3) When using a computer for Internet purposes in public places, keep an eye on people who shoulder-surf. Also, clear the browser cache, logout of all the websites you might have logged into and delete the files you might have downloaded onto the PC, before you leave the place.

4) Never give out personal information on the phone to someone you don't know and who initiated the call. Often, scammers could just call you up pretending to be financial services company and request information to be provided over the phone.



5) If you are a person, who does lots of online shopping, here's one word of caution: Use secured and known websites to shop online. Usually a secured website would start with "https" instead of "http". Also, you would get a "lock" or a "key" icon at the bottom of the browser.

5) Do not open executable attachments in the form of .exe, .pif, .com, etc from people you don't know. It might be a Trojan or a spy ware sent to you, just to get personal information about you. In case you find out that your PC has been running slow lately, its most likely that it has spy ware or ad ware running in the background. Use free programs like Lavasoft AdAware to remove these spy wares and ad wares from your PC. You can download a copy from www.download.com.

I am already a victim...what do I do?

Well…then God help you.
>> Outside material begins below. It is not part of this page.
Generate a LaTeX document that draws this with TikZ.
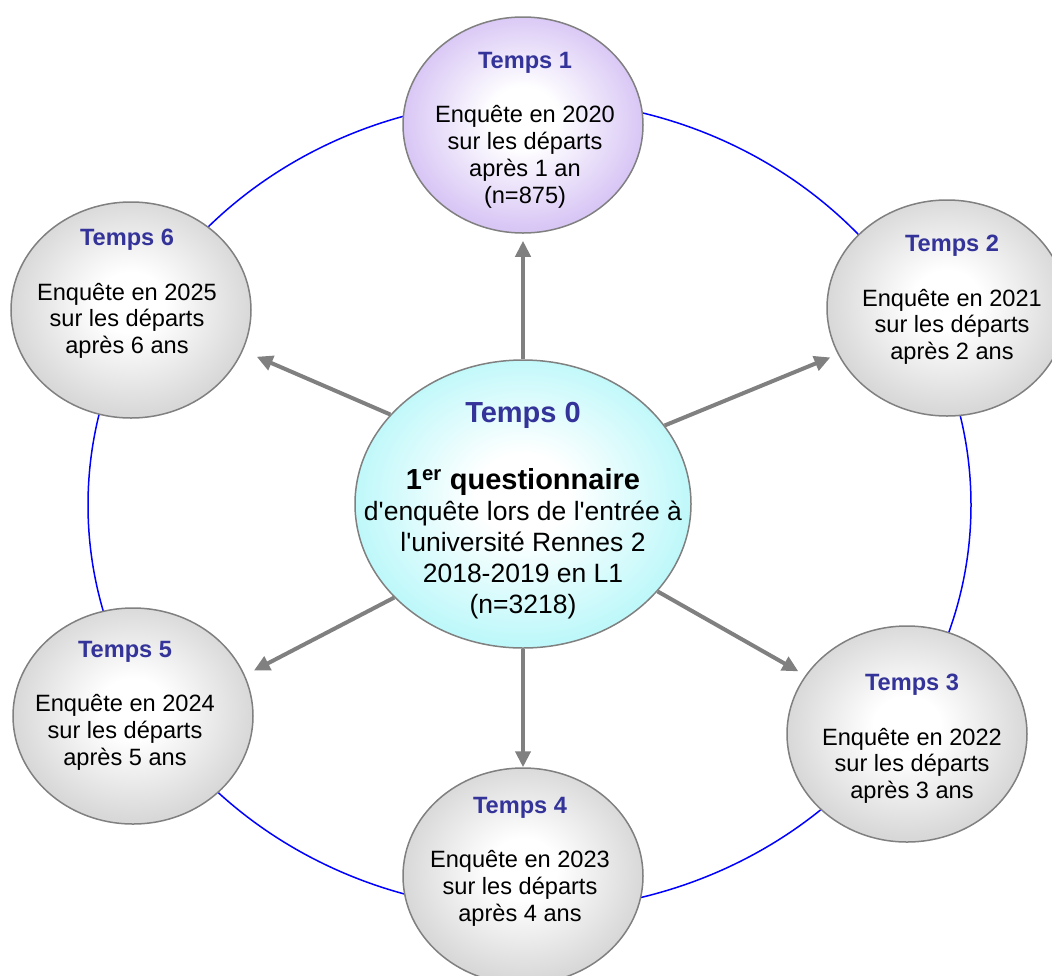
\documentclass[tikz,border=0pt]{standalone}
\usepackage{fontspec}
\setmainfont{Liberation Sans}
\usetikzlibrary{arrows.meta,shapes.geometric}

\definecolor{titleblue}{HTML}{333399}
\definecolor{rimgrey}{HTML}{808080}
\definecolor{ballgrey}{HTML}{D8D8D8}
\definecolor{balllilac}{HTML}{D8C6F5}
\definecolor{ballcyan}{HTML}{BFF8FA}

\pgfdeclareradialshading{greyball}{\pgfpoint{0bp}{2bp}}{color(0bp)=(white); color(7bp)=(white); color(25bp)=(ballgrey); color(50bp)=(ballgrey)}
\pgfdeclareradialshading{lilacball}{\pgfpoint{0bp}{2bp}}{color(0bp)=(white); color(7bp)=(white); color(25bp)=(balllilac); color(50bp)=(balllilac)}
\pgfdeclareradialshading{cyanball}{\pgfpoint{0bp}{2bp}}{color(0bp)=(white); color(7bp)=(white); color(25bp)=(ballcyan); color(50bp)=(ballcyan)}

\newcommand{\tempstitle}[1]{\textcolor{titleblue}{\textbf{Temps #1}}}

\begin{document}
\begin{tikzpicture}[x=1pt, y=-1pt,
    ball/.style={ellipse, draw=rimgrey, line width=1.5pt, inner sep=0pt, shade},
    smallball/.style={ball, minimum width=240pt, minimum height=216pt},
    txt/.style={anchor=north, align=center, inner sep=0pt, font=\fontsize{23.6}{26.8}\selectfont},
    arr/.style={draw=rimgrey, line width=4pt, -{Triangle[length=16pt,width=15pt]}}]

    % Fix the size of the picture
    \useasboundingbox (0,0) rectangle (1052,975);
    \clip (0,0) rectangle (1052,975);

    % Draw the blue ring behind the bubbles
    \draw[blue, line width=1.5pt] (529.5,505) ellipse [x radius=441.5pt, y radius=405.5pt];

    % Draw the bubbles
    \node[ball, shading=cyanball, minimum width=336pt, minimum height=288pt] (t0) at (523,504) {};
    \node[smallball, shading=lilacball] (t1) at (523,125) {};
    \node[smallball, shading=greyball] (t2) at (947,308) {};
    \node[smallball, shading=greyball] (t3) at (907,734) {};
    \node[smallball, shading=greyball] (t4) at (523,876) {};
    \node[smallball, shading=greyball] (t5) at (133,716) {};
    \node[smallball, shading=greyball] (t6) at (131,310) {};

    % Add the texts
    \node[txt, font=\fontsize{26.5}{31}\selectfont] (t0txt) at (523,401.6) {{\fontsize{29}{33}\selectfont\tempstitle{0}}\\[36pt]
        {\fontsize{29}{33}\selectfont\textbf{1\textsuperscript{er} questionnaire}}\\
        d\textquotesingle{}enquête lors de l\textquotesingle{}entrée à\\
        l\textquotesingle{}université Rennes 2\\
        2018-2019 en L1\\
        (n=3218)};
    \node[txt] (t1txt) at (525,51.6) {\tempstitle{1}\\[28pt] Enquête en 2020\\ sur les départs\\ après 1 an\\ (n=875)};
    \node[txt] (t2txt) at (952,234.6) {\tempstitle{2}\\[28pt] Enquête en 2021\\ sur les départs\\ après 2 ans};
    \node[txt] (t3txt) at (912,673.6) {\tempstitle{3}\\[28pt] Enquête en 2022\\ sur les départs\\ après 3 ans};
    \node[txt] (t4txt) at (520,796.6) {\tempstitle{4}\\[28pt] Enquête en 2023\\ sur les départs\\ après 4 ans};
    \node[txt] (t5txt) at (125,640.6) {\tempstitle{5}\\[28pt] Enquête en 2024\\ sur les départs\\ après 5 ans};
    \node[txt] (t6txt) at (127,228.6) {\tempstitle{6}\\[28pt] Enquête en 2025\\ sur les départs\\ après 6 ans};

    % Draw the arrows from the centre
    \draw[arr, shorten >=7pt] (t0.north) -- (t1.south);
    \draw[arr, shorten >=8pt] (t0.29) -- (t2.203);
    \draw[arr, shorten >=8pt] (t0.-33) -- (t3.150);
    \draw[arr] (t0.south) -- (t4.north);
    \draw[arr, shorten >=10pt] (t0.216) -- (t5.20);
    \draw[arr, shorten >=15pt] (t0.146) -- (t6.-20);

\end{tikzpicture}
\end{document}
Just joking! There are places where you can report this, so that authorities can bring those criminals to book. Almost all countries have their own IT laws amended that can get you out of this problem and also ensure that the person committing this crime gets punished.
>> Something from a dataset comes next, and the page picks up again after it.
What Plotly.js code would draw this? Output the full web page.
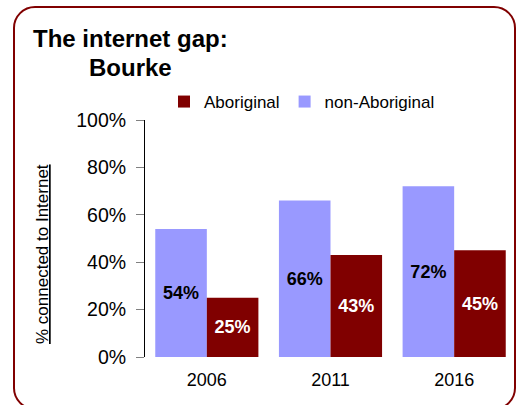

The US has one of the toughest punishments for people committing this crime. Most of these criminals are not less than a hacker. If you are in the US, these links should help you out:



U.S. Postal Inspection Service:

http://www.usps.com/postalinspectors/

Federal Trade Commission:

http://www.consumer.gov/idtheft

U.S. Secret Service:

http://www.secretservice.gov

Department of Justice:

http://www.usdoj.gov/criminal/fraud/idtheft.html

Federal Deposit Insurance Corporation:

http://www.fdic.gov/consumers

India has been taking crimes committed by using IT as a means quite seriously. In fact, it is compared to hacking. Mumbai Police in India has setup a special Cyber Crime Cell to curb this kind of offense. In fact, Mumbai Police's Cyber Crime Cell Call Center is the first call center in the world to have been certified for its facility and its operation as per British Standards. These are some of the links that can help:

Mumbai Police - Cyber Crime Cell

http://www.cybercellmumbai.com/

Central Bureau of Investigation – Cyber Crime Cell

http://www.cbi.nic.in/cyber1.htm

Pakistan too has its own Cyber Crime Cell by the name PakCERT (Pakistan Computer Emergency Response Team). These guys track down people defacing websites and keep cyber crime at bay.

The link to PakCERT is:

www.pakcert.org

These are just some examples. If you run a search on Google.com, you might end up with umpteen websites that will help you from being a victim. However, as it is always, prevention is better than cure. Isn't it true? You bet!